Elizabeth is looking for a way out of the corner she’s backed herself into; middle aged, with no life or prospects, she dreams of getting breast implants assuming this will somehow push her over the top in her quest to snag a rich man. She has no real attributes of worth, and it’s hard to root for her. There’s a way around that. Billy Bob Thornton’s Bad Santa character was a sad sack piece of shit, yet still we rooted for him. We rooted for him because in a way we understood, his life was crap, it had always been crap, and in a sense he’d simply been beaten down by it. He was a product of his environment, like a more vulgar take on Willy Loman. Bad Teacher seems to want us to feel the same way about Elizabeth, but it doesn’t work since we know she’s lived a charmed existence till now, living the high-life by using and abusing others, getting whatever she wants simply by virtue of her good looks. You look at Elizabeth and you think she deserves whatever’s coming to her.

That feeling makes it harder to laugh when she’s doing shtick, which mostly revolves around being mean to other students and teachers. The thing is, she’s never mean in a clever way, it’s more bitchy, and she’s never really over the top enough to surprise you, just cruel enough to piss other people off. If you’re going to do a movie like this, a movie whose comedy revolves entirely around what a horrible human being your protagonist is, then you’ve got to do something to shock us. Elizabeth mostly glares at people and takes a nap on her desk. It grows old quick. I guess she smokes pot in her car once. Shocking stuff.

Things only get worse as the movie goes on. Elizabeth skates on like that for most of the film, until we get near to the end and I guess someone on the production realized that this wasn’t going anywhere. That’s when the whole thing takes a sudden turnaround, as Elizabeth transforms from a pale imitation of Bad Santa into a third-rate Billy Madison, minus the jealous feelings towards amorous penguins. There’s also a relationship with a gym teacher, played by Jason Segel. He’s the most likable character in the film, the most normal of the bunch, and since Elizabeth is such a horrible dead end you may find yourself actively rooting against any relationship between them, no matter how hard the movie struggles to make it seem as though they should be together.

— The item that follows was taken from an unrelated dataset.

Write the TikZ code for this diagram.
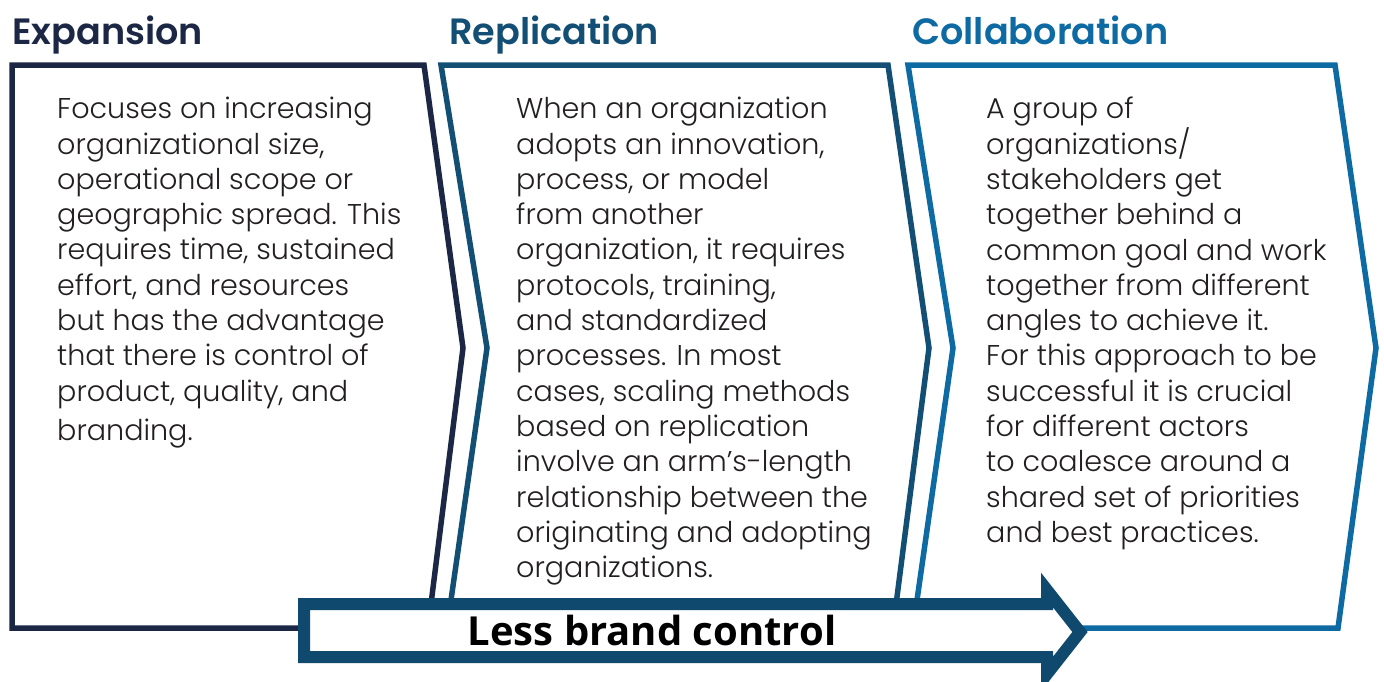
\documentclass[tikz,border=0pt]{standalone}
\usepackage{fontspec}
\setmainfont{Poppins}[UprightFont=* Light, BoldFont=* SemiBold]
\newfontfamily\labelfont{Open Sans}
\definecolor{navyA}{HTML}{1B2744}
\definecolor{navyB}{HTML}{134E74}
\definecolor{navyC}{HTML}{0E6AA2}
\definecolor{arrowblue}{HTML}{0F4A6E}
\definecolor{bodytext}{HTML}{231F20}
\tikzset{
  chevron/.style={line width=5.5pt, line join=miter, fill=white},
  heading/.style={anchor=base west, inner sep=0pt, font=\fontsize{36.6}{40}\selectfont\bfseries},
  bodybox/.style={anchor=north west, inner sep=0pt, align=left, text=bodytext,
    font=\fontsize{28.6}{35.3}\selectfont},
  bigarrow/.style={line width=12pt, draw=arrowblue, fill=white, line join=miter}
}
\begin{document}
\begin{tikzpicture}[x=1pt,y=-1pt]
\useasboundingbox (0,0) rectangle (1384,681);

% three chevron panels
\draw[chevron, draw=navyA] (12,65) -- (424,65) -- (463,348) -- (428,628) -- (12,628) -- cycle;
\draw[chevron, draw=navyB] (441,65) -- (888,65) -- (929,348) -- (893,628) -- (447,628) -- (487,348) -- cycle;
\draw[chevron, draw=navyC] (908,65) -- (1335,65) -- (1376,348) -- (1338,628) -- (913,628) -- (953,348) -- cycle;

% headings
\node[heading, text=navyA] (h1) at (12,44) {Expansion};
\node[heading, text=navyB] (h2) at (449,44) {Replication};
\node[heading, text=navyC] (h3) at (912,44) {Collaboration};

% panel texts
\node[bodybox] (t1) at (57,97) {Focuses on increasing\\organizational size,\\operational scope or\\geographic spread. This\\requires time, sustained\\effort, and resources\\but has the advantage\\that there is control of\\product, quality, and\\[4.5pt]branding.};
\node[bodybox] (t2) at (516,97) {When an organization\\adopts an innovation,\\process, or model\\from another\\organization, it requires\\protocols, training,\\and standardized\\processes. In most\\cases, scaling methods\\based on replication\\involve an arm’s-length\\relationship between the\\originating and adopting\\organizations.};
\node[bodybox] (t3) at (986,97) {A group of\\organizations/\\stakeholders get\\together behind a\\common goal and work\\together from different\\angles to achieve it.\\For this approach to be\\successful it is crucial\\for different actors\\to coalesce around a\\shared set of priorities\\and best practices.};

% block arrow along the bottom
\draw[bigarrow] (304,604) -- (1047,604) -- (1047,590) -- (1080,632) -- (1047,674) -- (1047,657) -- (304,657) -- cycle;
\node[inner sep=0pt, font=\labelfont\bfseries\fontsize{40}{44}\selectfont, text=black] (lbl) at (652,630) {Less brand control};
\end{tikzpicture}
\end{document}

I’ve probably been too harsh. The truth is that Bad Teacher contains a least a few laughs and you get the sense that somewhere in the script there’s a legitimately great comedy waiting to get out. Unfortunately if it’s there, I doubt director Jake Kasdan would have any idea how to make it. Timing is everything in comedy, and Kasdan gets most of his timing all wrong. The movie’s funniest moments succeed almost in spite of his direction, carried by great performances from people like Segel and Timberlake, or buoyed by Cameron Diaz playing up a bitchy caricature of herself, a caricature we already know all too well. If you’ve never seen Bad News Bears, Bad Santa, or one of a dozen other better movies about adults being mean to kids with the word “Bad” in the title, maybe you’ll think this is the funniest thing since Adam Sandler pissed his pants on a field trip. I have seen those movies, and I didn’t.